## PROBLEM TO SOLVE
Will you output all of the data below exactly, omitting the images?

## DATA FOR PROCESSING
________
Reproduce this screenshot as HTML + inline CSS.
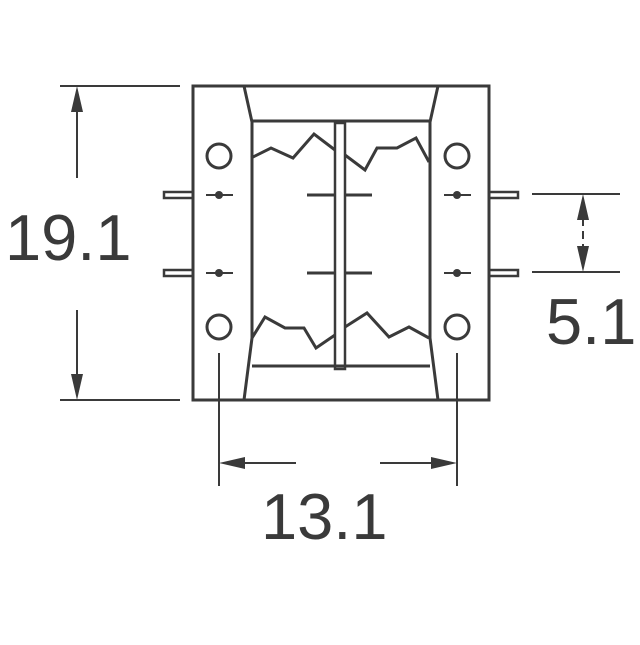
<!DOCTYPE html>
<html><head><style>body{margin:0;background:#fff}</style></head><body>
<svg width="640" height="640" viewBox="0 0 640 640" xmlns="http://www.w3.org/2000/svg">
<rect width="640" height="640" fill="#fff"/>
<g stroke="#3a3a3a" stroke-width="3" fill="none">
<rect x="193" y="86" width="296" height="314"/>
<polyline points="244,86 252,122 252,338 244,400"/>
<polyline points="438,86 430,122 430,338 438,400"/>
<line x1="252" y1="121" x2="430" y2="121"/>
<line x1="252" y1="366" x2="430" y2="366"/>
<rect x="335" y="123" width="10" height="246" stroke-width="2.5"/>
<circle cx="219" cy="156" r="12"/><circle cx="219" cy="327" r="12"/>
<circle cx="457" cy="156" r="12"/><circle cx="457" cy="327" r="12"/>
<rect x="164" y="192" width="29" height="6" stroke-width="2.5"/>
<rect x="164" y="270" width="29" height="6" stroke-width="2.5"/>
<rect x="489" y="192" width="29" height="6" stroke-width="2.5"/>
<rect x="489" y="270" width="29" height="6" stroke-width="2.5"/>
<g stroke-width="2">
<line x1="206" y1="195" x2="233" y2="195"/><line x1="206" y1="273" x2="233" y2="273"/>
<line x1="444" y1="195" x2="471" y2="195"/><line x1="444" y1="273" x2="471" y2="273"/>
</g>
<line x1="307" y1="195" x2="334" y2="195"/><line x1="346" y1="195" x2="372" y2="195"/>
<line x1="307" y1="273" x2="334" y2="273"/><line x1="346" y1="273" x2="372" y2="273"/>
<polyline points="251,158 271,148 293,158 314,134 335,150"/>
<polyline points="345,155 365,170 377,148 397,148 416,138 429,162"/>
<polyline points="252,338 265,317 285,328 304,328 316,348 335,335"/>
<polyline points="345,327 367,313 389,337 409,327 429,338"/>
<g stroke-width="2">
<line x1="219" y1="353" x2="219" y2="486"/><line x1="457" y1="353" x2="457" y2="486"/>
<line x1="60" y1="86" x2="180" y2="86"/><line x1="60" y1="400" x2="180" y2="400"/>
<line x1="77" y1="100" x2="77" y2="178"/><line x1="77" y1="310" x2="77" y2="386"/>
<line x1="532" y1="194" x2="620" y2="194"/><line x1="532" y1="272" x2="620" y2="272"/>
<line x1="583" y1="205" x2="583" y2="262" stroke-dasharray="8,5"/>
<line x1="232" y1="463" x2="296" y2="463"/><line x1="380" y1="463" x2="444" y2="463"/>
</g>
</g>
<g fill="#3a3a3a">
<circle cx="219" cy="195" r="4"/><circle cx="219" cy="273" r="4"/>
<circle cx="457" cy="195" r="4"/><circle cx="457" cy="273" r="4"/>
<polygon points="77,86 71,112 83,112"/><polygon points="77,400 71,374 83,374"/>
<polygon points="583,194 577,220 589,220"/><polygon points="583,272 577,246 589,246"/>
<polygon points="219,463 245,457 245,469"/><polygon points="457,463 431,457 431,469"/>
</g>
<g font-family="Liberation Sans, sans-serif" font-size="65" fill="#3a3a3a">
<text x="5" y="260">19.1</text>
<text x="546" y="344">5.1</text>
<text x="261" y="539">13.1</text>
</g>
</svg>
</body></html>
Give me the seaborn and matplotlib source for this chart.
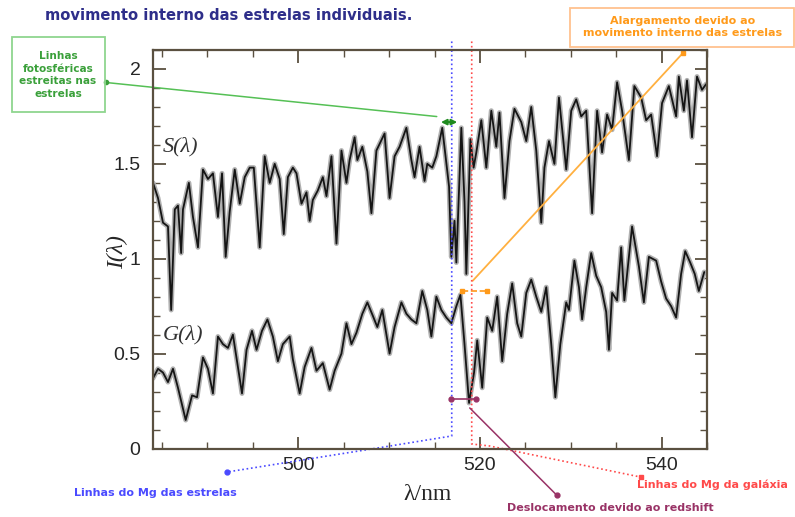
________
## THE SOLUTION
Reproduce this screenshot as HTML + inline CSS.
<!DOCTYPE html>
<html><head><style>body{margin:0;background:#fff}</style></head><body>
<svg width="640" height="640" viewBox="0 0 640 640" xmlns="http://www.w3.org/2000/svg">
<rect width="640" height="640" fill="#fff"/>
<g stroke="#3a3a3a" stroke-width="3" fill="none">
<rect x="193" y="86" width="296" height="314"/>
<polyline points="244,86 252,122 252,338 244,400"/>
<polyline points="438,86 430,122 430,338 438,400"/>
<line x1="252" y1="121" x2="430" y2="121"/>
<line x1="252" y1="366" x2="430" y2="366"/>
<rect x="335" y="123" width="10" height="246" stroke-width="2.5"/>
<circle cx="219" cy="156" r="12"/><circle cx="219" cy="327" r="12"/>
<circle cx="457" cy="156" r="12"/><circle cx="457" cy="327" r="12"/>
<rect x="164" y="192" width="29" height="6" stroke-width="2.5"/>
<rect x="164" y="270" width="29" height="6" stroke-width="2.5"/>
<rect x="489" y="192" width="29" height="6" stroke-width="2.5"/>
<rect x="489" y="270" width="29" height="6" stroke-width="2.5"/>
<g stroke-width="2">
<line x1="206" y1="195" x2="233" y2="195"/><line x1="206" y1="273" x2="233" y2="273"/>
<line x1="444" y1="195" x2="471" y2="195"/><line x1="444" y1="273" x2="471" y2="273"/>
</g>
<line x1="307" y1="195" x2="334" y2="195"/><line x1="346" y1="195" x2="372" y2="195"/>
<line x1="307" y1="273" x2="334" y2="273"/><line x1="346" y1="273" x2="372" y2="273"/>
<polyline points="251,158 271,148 293,158 314,134 335,150"/>
<polyline points="345,155 365,170 377,148 397,148 416,138 429,162"/>
<polyline points="252,338 265,317 285,328 304,328 316,348 335,335"/>
<polyline points="345,327 367,313 389,337 409,327 429,338"/>
<g stroke-width="2">
<line x1="219" y1="353" x2="219" y2="486"/><line x1="457" y1="353" x2="457" y2="486"/>
<line x1="60" y1="86" x2="180" y2="86"/><line x1="60" y1="400" x2="180" y2="400"/>
<line x1="77" y1="100" x2="77" y2="178"/><line x1="77" y1="310" x2="77" y2="386"/>
<line x1="532" y1="194" x2="620" y2="194"/><line x1="532" y1="272" x2="620" y2="272"/>
<line x1="583" y1="205" x2="583" y2="262" stroke-dasharray="8,5"/>
<line x1="232" y1="463" x2="296" y2="463"/><line x1="380" y1="463" x2="444" y2="463"/>
</g>
</g>
<g fill="#3a3a3a">
<circle cx="219" cy="195" r="4"/><circle cx="219" cy="273" r="4"/>
<circle cx="457" cy="195" r="4"/><circle cx="457" cy="273" r="4"/>
<polygon points="77,86 71,112 83,112"/><polygon points="77,400 71,374 83,374"/>
<polygon points="583,194 577,220 589,220"/><polygon points="583,272 577,246 589,246"/>
<polygon points="219,463 245,457 245,469"/><polygon points="457,463 431,457 431,469"/>
</g>
<g font-family="Liberation Sans, sans-serif" font-size="65" fill="#3a3a3a">
<text x="5" y="260">19.1</text>
<text x="546" y="344">5.1</text>
<text x="261" y="539">13.1</text>
</g>
</svg>
</body></html>
Give me the seaborn and matplotlib source for this chart.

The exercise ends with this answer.